For Honor is a new Ubisoft video game that smashes together genres in very interesting ways, while pulling mythology from Norse Vikings, feudal Japan/Samurai, and medieval Knights. The core gameplay mirrors the fighting genre with a bit less intensity to support newer players. Mashing up the fighting genre into a sword-based third person game gives it a unique take on combat and gives players the ability to jump right in, while also giving the option to spend a lot of time perfecting the system.
For Honor’s main draw is the unique multiplayer but it also includes a campaign mode that is used to teach the combat to players while driving along a narrative based on which faction you initially choose to support. In playing the Knight campaign you move from battlefield to battlefield learning the backings to your crew, while taking over castles and pushing the Vikings back into their homeland. The campaign, while more used as a training ground, is actually solid. The boss battles give you good practice at taking on tough opponents and utilizing all the skills at your disposal, and the broad scope of the battle shows you the Dominion point capture system that is the primary multiplayer mode.Single player is not the reason to play For Honor, but it’s not something to skip, either.

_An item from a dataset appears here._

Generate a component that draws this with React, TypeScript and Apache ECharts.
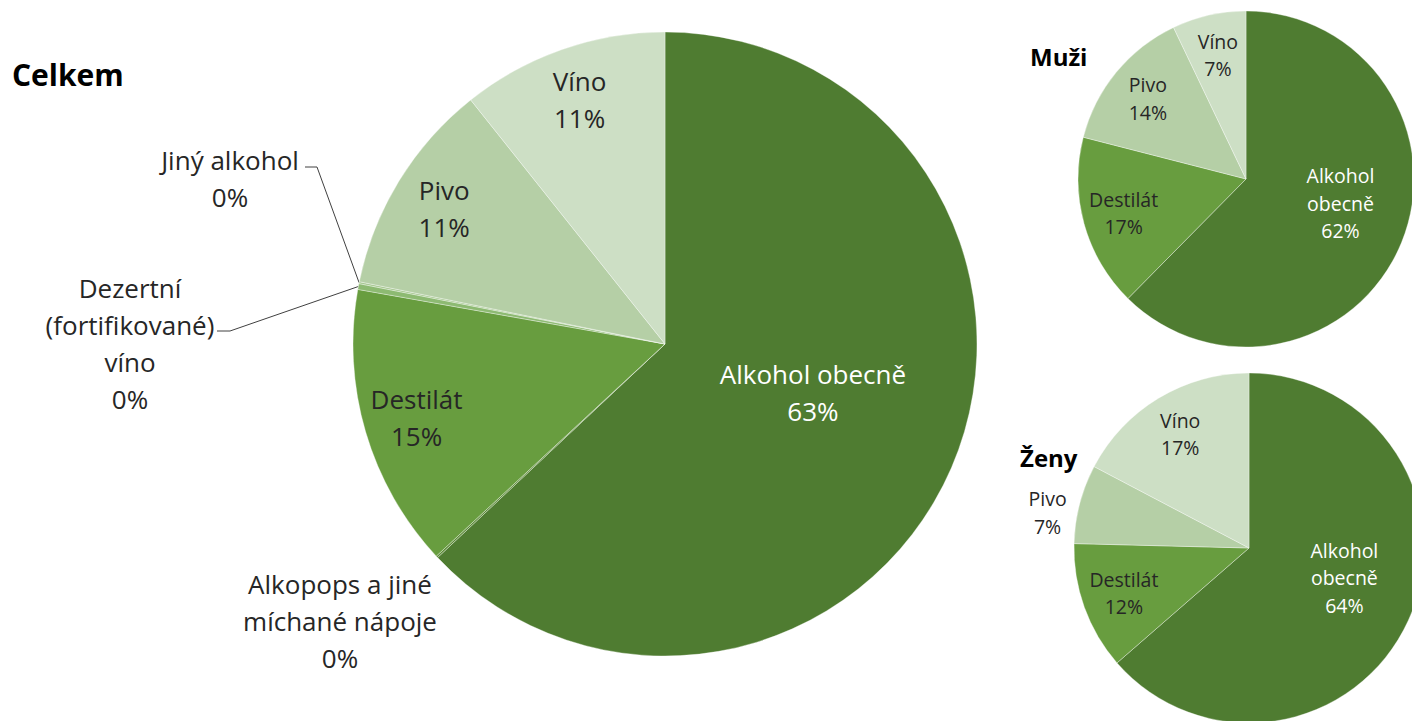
import React, { useEffect, useRef } from "react";
import * as echarts from "echarts";

// ---- data ----
const categories = [
  "Alkohol obecně",
  "Alkopops a jiné míchané nápoje",
  "Destilát",
  "Dezertní (fortifikované) víno",
  "Jiný alkohol",
  "Pivo",
  "Víno",
];
const celkemValues = [63.0, 0.1, 14.7, 0.3, 0.1, 11.1, 10.7];

const genderCategories = ["Alkohol obecně", "Destilát", "Pivo", "Víno"];
const muziValues = [62.4, 16.6, 13.9, 7.1];
const zenyValues = [63.6, 11.8, 7.3, 17.3];

const pieTitles = ["Celkem", "Muži", "Ženy"];

// ---- styles ----
const FONT = "'Open Sans', 'Noto Sans', sans-serif";
const colors: Record<string, string> = {
  "Alkohol obecně": "#4f7c31",
  "Alkopops a jiné míchané nápoje": "#5d8c38",
  "Destilát": "#689d3f",
  "Dezertní (fortifikované) víno": "#8dba72",
  "Jiný alkohol": "#a4c68e",
  "Pivo": "#b5cfa6",
  "Víno": "#cddfc5",
};
const mainLabelText: Record<string, string> = {
  "Alkopops a jiné míchané nápoje": "Alkopops a jiné\nmíchané nápoje",
  "Dezertní (fortifikované) víno": "Dezertní\n(fortifikované)\nvíno",
};
const smallLabelText: Record<string, string> = {
  "Alkohol obecně": "Alkohol\nobecně",
};

type Placement = { dx?: number; dy?: number; x?: number; y?: number; line?: number[][] };

const celkemPlacement: Record<string, Placement> = {
  "Alkohol obecně": { dx: 2, dy: -15 },
  "Alkopops a jiné míchané nápoje": { x: 340, y: 621 },
  "Dezertní (fortifikované) víno": { x: 130, y: 343, line: [[230, 331], [217, 331]] },
  "Jiný alkohol": { x: 230, y: 178, line: [[317, 167], [305, 167]] },
};
const muziPlacement: Record<string, Placement> = {
  "Alkohol obecně": { dx: 14, dy: -9 },
};
const zenyPlacement: Record<string, Placement> = {
  "Alkohol obecně": { dx: 13, dy: -8 },
  "Pivo": { dx: -3, dy: 16 },
};

const MAIN = { center: [665, 344], r: 312 };
const MUZI = { center: [1246, 179], r: 168 };
const ZENY = { center: [1249, 548], r: 175 };

const MAIN_FONT = 26;
const MAIN_LH = 37;
const SMALL_FONT = 19.5;
const SMALL_LH = 27.5;

function makeFormatter(textMap: Record<string, string>) {
  return (p: any) => `${textMap[p.name] ?? p.name}\n${Math.round(p.percent)}%`;
}

function makeLayout(names: string[], placement: Record<string, Placement>) {
  return (p: any) => {
    const pl = placement[names[p.dataIndex]];
    if (!pl) return {};
    if (pl.x !== undefined) {
      const res: any = { x: pl.x, y: pl.y, align: "center", verticalAlign: "middle" };
      if (pl.line && p.labelLinePoints && p.labelLinePoints[0]) {
        res.labelLinePoints = [p.labelLinePoints[0], ...pl.line];
      }
      return res;
    }
    return { dx: pl.dx ?? 0, dy: pl.dy ?? 0 };
  };
}

function pie(opts: {
  id: string;
  names: string[];
  values: number[];
  center: number[];
  radius: number[];
  transparent: boolean;
  labelled: Record<string, { position: string; color: string; line?: boolean }>;
  fontSize: number;
  lineHeight: number;
  textMap: Record<string, string>;
  placement: Record<string, Placement>;
  z: number;
}) {
  return {
    type: "pie",
    id: opts.id,
    center: opts.center,
    radius: opts.radius,
    startAngle: 90,
    clockwise: true,
    avoidLabelOverlap: false,
    silent: true,
    z: opts.z,
    emphasis: { disabled: true },
    itemStyle: opts.transparent
      ? { color: "rgba(0,0,0,0)", borderWidth: 0 }
      : { borderColor: "rgba(255,255,255,0.35)", borderWidth: 1 },
    label: {
      show: false,
      formatter: makeFormatter(opts.textMap),
      fontFamily: FONT,
      fontSize: opts.fontSize,
      lineHeight: opts.lineHeight,
      color: "#262626",
      align: "center",
    },
    labelLine: { show: false, length: 10, length2: 10, lineStyle: { color: "#404040", width: 1 } },
    labelLayout: makeLayout(opts.names, opts.placement),
    data: opts.names.map((n, i) => {
      const lab = opts.labelled[n];
      const item: any = {
        name: n,
        value: opts.values[i],
      };
      if (!opts.transparent) item.itemStyle = { color: colors[n] };
      if (lab) {
        item.label = { show: true, position: lab.position, color: lab.color };
        item.labelLine = { show: !!lab.line };
      }
      return item;
    }),
  };
}

export default function App() {
  const ref = useRef<HTMLDivElement>(null);
  useEffect(() => {
    document.body.style.margin = "0";
    if (!ref.current) return;
    const chart = echarts.init(ref.current, undefined, { renderer: "svg" });
    const W = "#ffffff";
    const D = "#262626";
    const series = [
      pie({
        id: "celkem",
        names: categories,
        values: celkemValues,
        center: MAIN.center,
        radius: [0, MAIN.r],
        transparent: false,
        labelled: {
          "Alkohol obecně": { position: "inside", color: W },
          "Alkopops a jiné míchané nápoje": { position: "outside", color: D },
          "Dezertní (fortifikované) víno": { position: "outside", color: D, line: true },
          "Jiný alkohol": { position: "outside", color: D, line: true },
        },
        fontSize: MAIN_FONT,
        lineHeight: MAIN_LH,
        textMap: mainLabelText,
        placement: celkemPlacement,
        z: 2,
      }),
      pie({
        id: "celkem-ring",
        names: categories,
        values: celkemValues,
        center: MAIN.center,
        radius: [200, MAIN.r],
        transparent: true,
        labelled: {
          "Destilát": { position: "inside", color: D },
          "Pivo": { position: "inside", color: D },
          "Víno": { position: "inside", color: D },
        },
        fontSize: MAIN_FONT,
        lineHeight: MAIN_LH,
        textMap: mainLabelText,
        placement: {},
        z: 3,
      }),
      pie({
        id: "muzi",
        names: genderCategories,
        values: muziValues,
        center: MUZI.center,
        radius: [0, MUZI.r],
        transparent: false,
        labelled: { "Alkohol obecně": { position: "inside", color: W } },
        fontSize: SMALL_FONT,
        lineHeight: SMALL_LH,
        textMap: smallLabelText,
        placement: muziPlacement,
        z: 2,
      }),
      pie({
        id: "muzi-ring",
        names: genderCategories,
        values: muziValues,
        center: MUZI.center,
        radius: [80, MUZI.r],
        transparent: true,
        labelled: {
          "Destilát": { position: "inside", color: D },
          "Pivo": { position: "inside", color: D },
          "Víno": { position: "inside", color: D },
        },
        fontSize: SMALL_FONT,
        lineHeight: SMALL_LH,
        textMap: smallLabelText,
        placement: {},
        z: 3,
      }),
      pie({
        id: "zeny",
        names: genderCategories,
        values: zenyValues,
        center: ZENY.center,
        radius: [0, ZENY.r],
        transparent: false,
        labelled: { "Alkohol obecně": { position: "inside", color: W } },
        fontSize: SMALL_FONT,
        lineHeight: SMALL_LH,
        textMap: smallLabelText,
        placement: zenyPlacement,
        z: 2,
      }),
      pie({
        id: "zeny-ring",
        names: genderCategories,
        values: zenyValues,
        center: ZENY.center,
        radius: [85, ZENY.r],
        transparent: true,
        labelled: {
          "Destilát": { position: "inside", color: D },
          "Víno": { position: "inside", color: D },
        },
        fontSize: SMALL_FONT,
        lineHeight: SMALL_LH,
        textMap: smallLabelText,
        placement: {},
        z: 3,
      }),
      pie({
        id: "zeny-outer",
        names: genderCategories,
        values: zenyValues,
        center: ZENY.center,
        radius: [ZENY.r, ZENY.r + 54],
        transparent: true,
        labelled: { "Pivo": { position: "inside", color: D } },
        fontSize: SMALL_FONT,
        lineHeight: SMALL_LH,
        textMap: smallLabelText,
        placement: zenyPlacement,
        z: 3,
      }),
    ];

    const titlePos = [
      { x: 12, y: 74, size: 30 },
      { x: 1030, y: 56, size: 24 },
      { x: 1020, y: 457, size: 24 },
    ];

    chart.setOption({
      animation: false,
      backgroundColor: "#ffffff",
      graphic: pieTitles.map((t, i) => ({
        type: "text",
        x: titlePos[i].x,
        y: titlePos[i].y,
        z: 10,
        style: {
          text: t,
          fontFamily: FONT,
          fontWeight: "bold",
          fontSize: titlePos[i].size,
          fill: "#000000",
          verticalAlign: "middle",
          align: "left",
        },
      })),
      series,
    });
    return () => chart.dispose();
  }, []);
  return <div ref={ref} style={{ width: 1412, height: 721 }} />;
}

Single player is not the reason to play For Honor, but it’s not something to skip, either. Multiplayer gives players multiple game modes, but focuses on a capture-the-point mode called Dominion. In Dominion, you play with three other players online versus four online players and a handful of AI. Throughout the match, you try to capture points and push the enemy back to reduce their lines. Multiplayer is quite fun and features enough leveling, loot, and customizations to keep you going. Ubisoft has also added a meta game that puts your faction against both other factions in a real-time capture the map mode that introduces seasons and incentives to players to remain on one faction and fight to win the map segments for that faction.
Final thoughts on the For Honor review:
For Honor is a tough game to sell because it doesn’t necessarily fit in any one video game genre. I’d say if you’re into lighter fighting games with a sword-based combat twist then check it out. It’s not a terribly amazing game, but it does do enough new to warrant a playthrough and time with multiplayer. This is a game you may want to rent before buying, but don’t be afraid to give it a shot even if you don’t like basic fighting games.
For Honor on PS4
- New style of game, mixing multiple genres into a fun, new package.
- Fun multiplayer with a meta-game overview putting your faction against the others.
- Beautiful visuals.
- Not a ton of depth. Short single player campaigns and, despite ability to prestige, multiplayer might get old after a month.
- Single player is more a tutorial for multiplayer, despite a decently-told story.
- Much more of a $30 package, expensive at $60.